Intelligent Access to Unlicensed Spectrum A Mean Field Based Deep Reinforcement Learning Approach

Intelligent Access to Unlicensed Spectrum A Mean Field Based Deep Reinforcement Learning Approach

Abstract:

As the demand for mobile data traffic continues to grow, offloading data traffic to unlicensed spectrum is a promising approach that can relieve the pressure on cellular systems. Therefore, it is an urgent need to propose an unlicensed spectrum access method to guarantee the harmonious and efficient coexistence between cellular network technologies such as LTE and incumbent users such as WiFi in the unlicensed spectrum.
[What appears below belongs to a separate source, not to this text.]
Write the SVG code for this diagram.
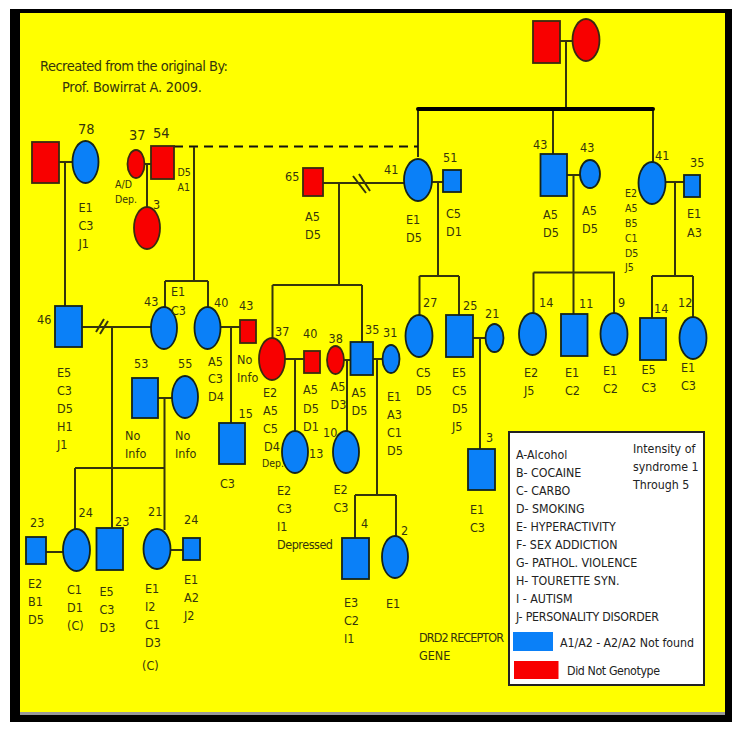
<svg xmlns="http://www.w3.org/2000/svg" width="739" height="734" viewBox="0 0 739 734">
<style>
text{font-family:"DejaVu Sans",sans-serif;font-stretch:condensed;fill:#35350c;font-size:12.500px}
.n{font-size:14.500px}
.s{font-size:10.500px}
.t{font-size:14.500px}
.l{font-size:12.300px;fill:#222}
.b{fill:#0a80f8;stroke:#14241c;stroke-width:1.800}
.r{fill:#f80000;stroke:#3a2a10;stroke-width:1.800}
#connectors path{fill:none;stroke:#35350c;stroke-width:2}
</style>
<rect x="0" y="0" width="739" height="734" fill="#fff"/>
<rect x="10" y="9" width="722" height="713" fill="#000"/>
<rect x="20" y="13" width="705" height="699" fill="#ff0"/>
<rect x="20" y="712" width="705" height="3" fill="#999"/>
<g id="connectors">
<path d="M560 41H573M566 41V108M418 109V157M553 109V154M653 109V163"/>
<path d="M418 109H653" style="stroke:#000;stroke-width:4;stroke-linecap:round"/>
<path d="M174 146.500H418" style="stroke:#111;stroke-dasharray:9 6"/>
<path d="M59 162H73M65 162V306M144 164H151M147 164V208M194 147V281M165 281H208M165 281V308M208 281V308"/>
<path d="M82 327H151M96 332L104 319M100 334L108 321M112 327V528"/>
<path d="M221 327H240M231 327V423M158 398H172M164.500 398V530M75 468H165M75 468V530M46 552H63M170 550H183"/>
<path d="M323 183H405M353 176L366 193M359 174L370 191M339 183V285M272.500 285H362M272.500 285V338M362 285V342"/>
<path d="M285 359H304M295 359V432M344 360H350M347 360V432M373 359H382M377 359V495M355 495H396M355 495V538M396 495V536"/>
<path d="M432 182H443M438 182V276M419.500 276H459M419.500 276V315M459 276V315M473 338H486M480 338V449"/>
<path d="M567 175H580M573.500 175V314M533.500 272.500H615M533.500 272.500V313M614 272.500V313M665 182H684M675 182V276M652 276H693M652 276V318M693 276V317"/>
</g>
<g id="n-top-f"><rect class="r" x="533" y="21" width="27" height="42"/></g>
<g id="n-top-m"><ellipse class="r" cx="586" cy="40" rx="13.500" ry="21"/></g>
<g id="n-sq-left"><rect class="r" x="32" y="142" width="27" height="41"/></g>
<g id="n-78"><ellipse class="b" cx="85.500" cy="162" rx="13" ry="21"/><text class="n" x="78" y="134">78</text><text x="78.500" y="212">E1</text><text x="78.500" y="230">C3</text><text x="78.500" y="248">J1</text></g>
<g id="n-37a"><ellipse class="r" cx="136" cy="164" rx="8.500" ry="14"/><text class="n" x="129" y="140">37</text><text class="s" x="115" y="188">A/D</text><text class="s" x="115" y="203">Dep.</text></g>
<g id="n-54"><rect class="r" x="151" y="146" width="23" height="33"/><text class="n" x="153" y="138">54</text><text class="s" x="177.500" y="176">D5</text><text class="s" x="177.500" y="191">A1</text></g>
<g id="n-3a"><ellipse class="r" cx="147" cy="228" rx="13" ry="21"/><text x="153" y="209">3</text></g>
<g id="n-46"><rect class="b" x="55" y="306" width="27" height="41"/><text x="37" y="324">46</text><text x="57" y="377">E5</text><text x="57" y="395">C3</text><text x="57" y="413">D5</text><text x="57" y="431">H1</text><text x="57" y="449">J1</text></g>
<g id="n-43a"><ellipse class="b" cx="164" cy="328" rx="13" ry="21"/><text x="144" y="306">43</text><text x="171" y="296">E1</text><text x="171" y="315">C3</text></g>
<g id="n-40a"><ellipse class="b" cx="207.500" cy="328" rx="13" ry="21"/><text x="214" y="307">40</text><text x="208" y="366">A5</text><text x="208" y="383">C3</text><text x="208" y="401">D4</text></g>
<g id="n-43b"><rect class="r" x="240" y="320" width="16" height="23"/><text x="239" y="310">43</text><text x="237" y="364">No</text><text x="237" y="382">Info</text></g>
<g id="n-15"><rect class="b" x="219" y="423" width="26" height="41"/><text x="238.500" y="418">15</text><text x="220" y="488">C3</text></g>
<g id="n-53"><rect class="b" x="132" y="378" width="26" height="40"/><text x="134" y="368">53</text><text x="125" y="440">No</text><text x="125" y="458">Info</text></g>
<g id="n-55"><ellipse class="b" cx="185" cy="397" rx="13" ry="21"/><text x="178" y="368">55</text><text x="175" y="440">No</text><text x="175" y="458">Info</text></g>
<g id="n-23a"><rect class="b" x="26" y="537" width="20" height="27"/><text x="30" y="527">23</text><text x="28" y="588">E2</text><text x="28" y="606">B1</text><text x="28" y="624">D5</text></g>
<g id="n-24a"><ellipse class="b" cx="76.500" cy="550" rx="13.500" ry="21"/><text x="78.500" y="517">24</text><text x="67" y="594">C1</text><text x="67" y="612">D1</text><text x="67" y="630">(C)</text></g>
<g id="n-23b"><rect class="b" x="96.500" y="528" width="26.500" height="42"/><text x="115" y="526">23</text><text x="99.500" y="596">E5</text><text x="99.500" y="614">C3</text><text x="99.500" y="632">D3</text></g>
<g id="n-21a"><ellipse class="b" cx="157" cy="549" rx="13.500" ry="20"/><text x="148" y="516">21</text><text x="145" y="593">E1</text><text x="145" y="611">I2</text><text x="145" y="629">C1</text><text x="145" y="647">D3</text><text x="142" y="670">(C)</text></g>
<g id="n-24b"><rect class="b" x="183" y="538" width="17" height="22"/><text x="184" y="524">24</text><text x="184" y="584">E1</text><text x="184" y="602">A2</text><text x="184" y="620">J2</text></g>
<g id="n-65"><rect class="r" x="303" y="168" width="20" height="28"/><text x="285" y="181">65</text><text x="305" y="221">A5</text><text x="305" y="239">D5</text></g>
<g id="n-37b"><ellipse class="r" cx="272" cy="359" rx="13" ry="21"/><text x="275" y="336">37</text><text x="263" y="397">E2</text><text x="263" y="415">A5</text><text x="263" y="433">C5</text><text x="264" y="451">D4</text><text class="s" x="262" y="467">Dep.</text></g>
<g id="n-40b"><rect class="r" x="304" y="351" width="16" height="22"/><text x="303" y="338">40</text><text x="303" y="394">A5</text><text x="303" y="413">D5</text><text x="303" y="431">D1</text></g>
<g id="n-38"><ellipse class="r" cx="335.500" cy="360" rx="8.500" ry="14"/><text x="328.500" y="343">38</text><text x="330.500" y="391">A5</text><text x="330.500" y="409">D3</text></g>
<g id="n-35a"><rect class="b" x="350.500" y="342" width="22.500" height="33"/><text x="365" y="334">35</text><text x="351.500" y="397">A5</text><text x="351.500" y="415">D5</text></g>
<g id="n-31"><ellipse class="b" cx="391" cy="359" rx="8.500" ry="14"/><text x="383" y="337">31</text><text x="387" y="401">E1</text><text x="387" y="419">A3</text><text x="387" y="437">C1</text><text x="387" y="455">D5</text></g>
<g id="n-13"><ellipse class="b" cx="295" cy="452" rx="13" ry="21"/><text x="309" y="458">13</text><text x="277" y="495">E2</text><text x="277" y="513">C3</text><text x="277" y="531">I1</text><text x="277" y="549" textLength="56">Depressed</text></g>
<g id="n-10"><ellipse class="b" cx="346" cy="452" rx="13" ry="21"/><text x="323" y="437">10</text><text x="333.500" y="494">E2</text><text x="333.500" y="512">C3</text></g>
<g id="n-4"><rect class="b" x="342" y="538" width="27" height="41"/><text x="361" y="528">4</text><text x="344" y="607">E3</text><text x="344" y="625">C2</text><text x="344" y="643">I1</text></g>
<g id="n-2"><ellipse class="b" cx="395" cy="557" rx="13" ry="21"/><text x="401" y="535">2</text><text x="386" y="608">E1</text></g>
<g id="n-41a"><ellipse class="b" cx="418" cy="180" rx="14" ry="21"/><text x="384" y="174">41</text><text x="406" y="224">E1</text><text x="406" y="242">D5</text></g>
<g id="n-51"><rect class="b" x="443" y="170" width="18" height="22"/><text x="443" y="162">51</text><text x="446" y="218">C5</text><text x="446" y="236">D1</text></g>
<g id="n-27"><ellipse class="b" cx="419" cy="336" rx="13.500" ry="21"/><text x="423" y="307">27</text><text x="416" y="377">C5</text><text x="416" y="395">D5</text></g>
<g id="n-25"><rect class="b" x="446" y="315" width="27" height="42"/><text x="463" y="310">25</text><text x="452" y="377">E5</text><text x="452" y="395">C5</text><text x="452" y="413">D5</text><text x="452" y="431">J5</text></g>
<g id="n-21b"><ellipse class="b" cx="494.500" cy="338" rx="9" ry="14"/><text x="485" y="318">21</text></g>
<g id="n-3b"><rect class="b" x="468" y="449" width="27" height="41"/><text x="486" y="442">3</text><text x="470" y="514">E1</text><text x="470" y="532">C3</text></g>
<g id="n-43c"><rect class="b" x="540.500" y="154" width="26.500" height="42"/><text x="533" y="149">43</text><text x="543" y="219">A5</text><text x="543" y="237">D5</text></g>
<g id="n-43d"><ellipse class="b" cx="590" cy="174" rx="10" ry="14"/><text x="580" y="152">43</text><text x="582" y="215">A5</text><text x="582" y="233">D5</text></g>
<g id="n-41b"><ellipse class="b" cx="652" cy="183" rx="13.500" ry="21"/><text x="655" y="160">41</text><text class="s" x="625" y="197">E2</text><text class="s" x="625" y="212">A5</text><text class="s" x="625" y="227">B5</text><text class="s" x="625" y="242">C1</text><text class="s" x="625" y="257">D5</text><text class="s" x="625" y="271">J5</text></g>
<g id="n-35b"><rect class="b" x="684" y="175" width="16" height="22"/><text x="690" y="167">35</text><text x="687" y="218">E1</text><text x="687" y="237">A3</text></g>
<g id="n-14a"><ellipse class="b" cx="532.500" cy="334" rx="13.500" ry="21"/><text x="539" y="307">14</text><text x="524" y="377">E2</text><text x="524" y="395">J5</text></g>
<g id="n-11"><rect class="b" x="561" y="314" width="26.500" height="42"/><text x="579" y="308">11</text><text x="565" y="377">E1</text><text x="565" y="395">C2</text></g>
<g id="n-9"><ellipse class="b" cx="614" cy="334" rx="13.500" ry="21"/><text x="618" y="307">9</text><text x="603" y="375">E1</text><text x="603" y="393">C2</text></g>
<g id="n-14b"><rect class="b" x="640" y="318" width="26" height="42"/><text x="654" y="313">14</text><text x="641.500" y="374">E5</text><text x="641.500" y="392">C3</text></g>
<g id="n-12"><ellipse class="b" cx="693" cy="338" rx="13.500" ry="21"/><text x="678" y="307">12</text><text x="681" y="372">E1</text><text x="681" y="390">C3</text></g>
<g id="title"><text class="t" x="40" y="71" textLength="188">Recreated from the original By:</text><text class="t" x="62" y="92" textLength="140">Prof. Bowirrat A. 2009.</text></g>
<g id="gene"><text x="419" y="642" textLength="85">DRD2 RECEPTOR</text><text x="419" y="660">GENE</text></g>
<g id="legend">
<rect x="509" y="432" width="195" height="253" fill="#fff" stroke="#222" stroke-width="2"/>
<rect x="513" y="632" width="40" height="19" fill="#0a80f8"/>
<rect x="514" y="661" width="44.500" height="18" fill="#f80000"/>
<text class="l" x="516" y="459">A-Alcohol</text>
<text class="l" x="516" y="477">B- COCAINE</text>
<text class="l" x="516" y="495">C- CARBO</text>
<text class="l" x="516" y="513">D- SMOKING</text>
<text class="l" x="516" y="531">E- HYPERACTIVITY</text>
<text class="l" x="516" y="549">F- SEX ADDICTION</text>
<text class="l" x="516" y="567">G- PATHOL. VIOLENCE</text>
<text class="l" x="516" y="585">H- TOURETTE SYN.</text>
<text class="l" x="516" y="603">I - AUTISM</text>
<text class="l" x="516" y="621" textLength="143">J- PERSONALITY DISORDER</text>
<text class="l" x="633" y="453">Intensity of</text>
<text class="l" x="633" y="471">syndrome 1</text>
<text class="l" x="633" y="489">Through 5</text>
<text class="l" x="560" y="647" textLength="134">A1/A2 - A2/A2 Not found</text>
<text class="l" x="567" y="675" textLength="93">Did Not Genotype</text>
</g>
</svg>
However, existing coexistence schemes such as licensed assisted access (LAA) and LTE-unlicensed (LTE-U) still suffer from inefficient spectrum utilization and unsatisfactory fairness. In the paper, we formulate the optimization problem of the unlicensed spectrum access among multiple small bases (SBSs) as a game, and then solve the Nash Equilibrium (NE) with cooperative and distributed multi-agent deep reinforcement learning (MADRL). Specifically, a two level access framework for the coexistence scenario, which consists of feedback cycle and executive cycle, is first proposed, and then the key elements of MADRL including state, action, reward and Q-network are designed in detail based on the proposed access framework. To overcome the problems of learning divergence and prohibitive computation overhead in the coexistence scenario with multiple SBSs due to the non-stability phenomena, we adopt the mean field technology to solve the NE, which can simplify the process of solving NE by converting the interaction of an agent with the remaining multiple agents into an action with the average effect of them. Simulation results show that 1) the proposed algorithm can overcome the learning divergence problem and converge to the NE quickly, and 2) the proposed algorithm can achieve the bi-objective optimization of total throughput and fairness of the coexistence network, and can achieve better performance in terms of throughput and fairness compared with the baseline methods such as Cat-4 LBT, Cooperative LBT and Random schemes.